July 20, 2008

Optionetics Scam - A First Hand Account

Most articles about the Optionetics Scam on the Internet contain the exact same information. Those authors are simply copying other Optionetic articles on the Internet. This article is different because it is based on a first-hand experience with Optionetics.

Optionetics was founded by George Fontanills, who is currently being investigated by the government for illegal use of margin requirements.

I first saw the ads for Optionetics earlier this year and attended a free seminar. The thing that impressed me is that Optionetics offered a money-back guarantee.  However as you get further into the program, you learn that the guarantee is not unconditional.

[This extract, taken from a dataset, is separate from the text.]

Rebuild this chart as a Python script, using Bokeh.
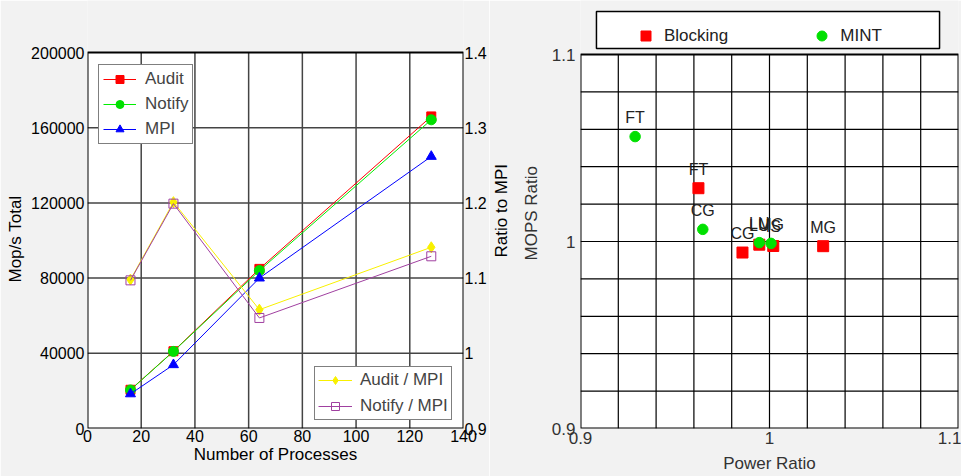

Optionetics has carefully structured the guarantee, so that you would have to risk thousands of dollars to perform enough options trades to quality (actually 72 trades, not the 36 trades they advertise.

In Optionetics seminars they promise you that you are practically guaranteed to make money. However when you attend the two-day seminar, you are finally told that you can only really make money if you buy their additional software and happen to guess the right direction of the trades that you place.

In short, the Optionetics seminar that I attended was almost entirely based on techniques that try to help you guess which direction a stock would go…directional trading.

Options are most effective when they are used to protect your stock investments. You can even buy calls if you think that a stock is going up or buy puts if you think a stock is going down. However, only buy calls and puts on speculation if you have “money to burn.”

Options are different than stock because they expire. A stock can always go back up in price if it falls. Options however, expire and become worthless after a specific date. That means that you can lose any money you invest in options permanently if you are wrong in your theories about whether a stock is going up or down.

Another point that Optionetics makes that is confusing, is that you can increase your odds of option success by doing spreads. The problem is that spreads are expensive. The broker fees from the trades can quickly eat up any profits you make from the trades.

To summarize, Optionetics does provide education on options. However, they lead you to believe that it is simple to make money with options…this is misleading and untrue. I have definitely not made as much money in options, as I have in prudent and wise investing. Even dividends are a better way to invest.

The one valuable piece of information I did learn from Optionetics is that if you own stock you can sell covered calls and protect the stock with puts. To me this was the only semi-reliable idea that I learned. And to my dismay, the Optionetics personnel I talked with about this only discouraged this more stable idea as “too small minded.”